_SOURCE DATA_
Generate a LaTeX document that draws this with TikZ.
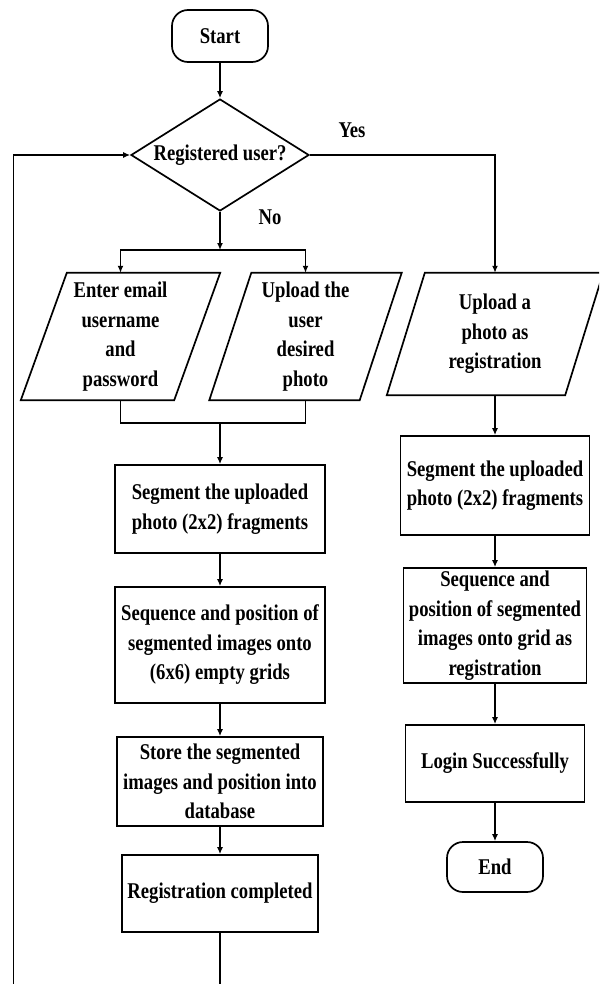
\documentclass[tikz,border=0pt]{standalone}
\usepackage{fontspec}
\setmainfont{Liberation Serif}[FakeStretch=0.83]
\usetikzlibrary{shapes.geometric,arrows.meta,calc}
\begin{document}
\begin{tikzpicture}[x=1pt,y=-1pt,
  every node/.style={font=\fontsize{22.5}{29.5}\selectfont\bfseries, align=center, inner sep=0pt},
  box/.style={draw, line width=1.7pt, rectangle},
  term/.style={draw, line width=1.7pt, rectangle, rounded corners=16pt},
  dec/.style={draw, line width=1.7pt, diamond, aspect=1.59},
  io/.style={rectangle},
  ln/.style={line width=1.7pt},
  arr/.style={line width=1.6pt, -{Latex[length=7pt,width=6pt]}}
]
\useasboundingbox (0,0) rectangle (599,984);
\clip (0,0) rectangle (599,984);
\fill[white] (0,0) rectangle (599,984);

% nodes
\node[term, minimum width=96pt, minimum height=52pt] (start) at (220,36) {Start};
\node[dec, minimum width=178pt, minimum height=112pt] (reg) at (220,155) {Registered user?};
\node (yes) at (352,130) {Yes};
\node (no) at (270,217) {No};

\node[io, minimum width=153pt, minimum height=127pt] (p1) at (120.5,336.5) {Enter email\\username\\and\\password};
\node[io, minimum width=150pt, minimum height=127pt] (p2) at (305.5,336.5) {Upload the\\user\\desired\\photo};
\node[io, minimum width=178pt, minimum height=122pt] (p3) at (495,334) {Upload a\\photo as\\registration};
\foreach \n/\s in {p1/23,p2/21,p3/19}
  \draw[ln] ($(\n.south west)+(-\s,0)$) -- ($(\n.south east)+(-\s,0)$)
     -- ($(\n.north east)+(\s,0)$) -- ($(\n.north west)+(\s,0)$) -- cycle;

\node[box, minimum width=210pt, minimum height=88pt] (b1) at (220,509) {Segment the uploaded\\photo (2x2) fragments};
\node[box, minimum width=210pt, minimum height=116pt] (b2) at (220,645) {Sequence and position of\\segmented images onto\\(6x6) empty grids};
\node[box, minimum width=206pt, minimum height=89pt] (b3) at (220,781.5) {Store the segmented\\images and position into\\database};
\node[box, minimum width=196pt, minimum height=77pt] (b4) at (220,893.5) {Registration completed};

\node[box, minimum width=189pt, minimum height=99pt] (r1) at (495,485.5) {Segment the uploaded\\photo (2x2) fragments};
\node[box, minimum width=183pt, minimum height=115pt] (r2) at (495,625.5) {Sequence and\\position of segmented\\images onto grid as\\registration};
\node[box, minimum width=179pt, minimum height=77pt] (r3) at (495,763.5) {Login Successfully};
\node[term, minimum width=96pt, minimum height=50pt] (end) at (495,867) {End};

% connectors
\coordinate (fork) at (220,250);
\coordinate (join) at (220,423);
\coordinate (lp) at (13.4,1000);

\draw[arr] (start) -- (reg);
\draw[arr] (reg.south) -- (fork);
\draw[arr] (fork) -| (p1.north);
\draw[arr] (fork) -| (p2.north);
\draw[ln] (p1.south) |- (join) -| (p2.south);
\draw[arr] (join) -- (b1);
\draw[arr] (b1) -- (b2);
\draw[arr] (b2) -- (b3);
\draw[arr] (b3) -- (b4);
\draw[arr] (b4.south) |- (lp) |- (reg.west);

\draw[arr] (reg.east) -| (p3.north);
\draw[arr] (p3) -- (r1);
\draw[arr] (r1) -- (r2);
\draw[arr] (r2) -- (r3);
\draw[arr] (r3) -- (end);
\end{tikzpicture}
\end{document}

_EXERCISE TASK_
Transcribe the whole listing, character for character, but not its images.

_WRITTEN RESPONSE_
Generate a LaTeX document that draws this with TikZ.
\documentclass[tikz,border=0pt]{standalone}
\usepackage{fontspec}
\setmainfont{Liberation Serif}[FakeStretch=0.83]
\usetikzlibrary{shapes.geometric,arrows.meta,calc}
\begin{document}
\begin{tikzpicture}[x=1pt,y=-1pt,
  every node/.style={font=\fontsize{22.5}{29.5}\selectfont\bfseries, align=center, inner sep=0pt},
  box/.style={draw, line width=1.7pt, rectangle},
  term/.style={draw, line width=1.7pt, rectangle, rounded corners=16pt},
  dec/.style={draw, line width=1.7pt, diamond, aspect=1.59},
  io/.style={rectangle},
  ln/.style={line width=1.7pt},
  arr/.style={line width=1.6pt, -{Latex[length=7pt,width=6pt]}}
]
\useasboundingbox (0,0) rectangle (599,984);
\clip (0,0) rectangle (599,984);
\fill[white] (0,0) rectangle (599,984);

% nodes
\node[term, minimum width=96pt, minimum height=52pt] (start) at (220,36) {Start};
\node[dec, minimum width=178pt, minimum height=112pt] (reg) at (220,155) {Registered user?};
\node (yes) at (352,130) {Yes};
\node (no) at (270,217) {No};

\node[io, minimum width=153pt, minimum height=127pt] (p1) at (120.5,336.5) {Enter email\\username\\and\\password};
\node[io, minimum width=150pt, minimum height=127pt] (p2) at (305.5,336.5) {Upload the\\user\\desired\\photo};
\node[io, minimum width=178pt, minimum height=122pt] (p3) at (495,334) {Upload a\\photo as\\registration};
\foreach \n/\s in {p1/23,p2/21,p3/19}
  \draw[ln] ($(\n.south west)+(-\s,0)$) -- ($(\n.south east)+(-\s,0)$)
     -- ($(\n.north east)+(\s,0)$) -- ($(\n.north west)+(\s,0)$) -- cycle;

\node[box, minimum width=210pt, minimum height=88pt] (b1) at (220,509) {Segment the uploaded\\photo (2x2) fragments};
\node[box, minimum width=210pt, minimum height=116pt] (b2) at (220,645) {Sequence and position of\\segmented images onto\\(6x6) empty grids};
\node[box, minimum width=206pt, minimum height=89pt] (b3) at (220,781.5) {Store the segmented\\images and position into\\database};
\node[box, minimum width=196pt, minimum height=77pt] (b4) at (220,893.5) {Registration completed};

\node[box, minimum width=189pt, minimum height=99pt] (r1) at (495,485.5) {Segment the uploaded\\photo (2x2) fragments};
\node[box, minimum width=183pt, minimum height=115pt] (r2) at (495,625.5) {Sequence and\\position of segmented\\images onto grid as\\registration};
\node[box, minimum width=179pt, minimum height=77pt] (r3) at (495,763.5) {Login Successfully};
\node[term, minimum width=96pt, minimum height=50pt] (end) at (495,867) {End};

% connectors
\coordinate (fork) at (220,250);
\coordinate (join) at (220,423);
\coordinate (lp) at (13.4,1000);

\draw[arr] (start) -- (reg);
\draw[arr] (reg.south) -- (fork);
\draw[arr] (fork) -| (p1.north);
\draw[arr] (fork) -| (p2.north);
\draw[ln] (p1.south) |- (join) -| (p2.south);
\draw[arr] (join) -- (b1);
\draw[arr] (b1) -- (b2);
\draw[arr] (b2) -- (b3);
\draw[arr] (b3) -- (b4);
\draw[arr] (b4.south) |- (lp) |- (reg.west);

\draw[arr] (reg.east) -| (p3.north);
\draw[arr] (p3) -- (r1);
\draw[arr] (r1) -- (r2);
\draw[arr] (r2) -- (r3);
\draw[arr] (r3) -- (end);
\end{tikzpicture}
\end{document}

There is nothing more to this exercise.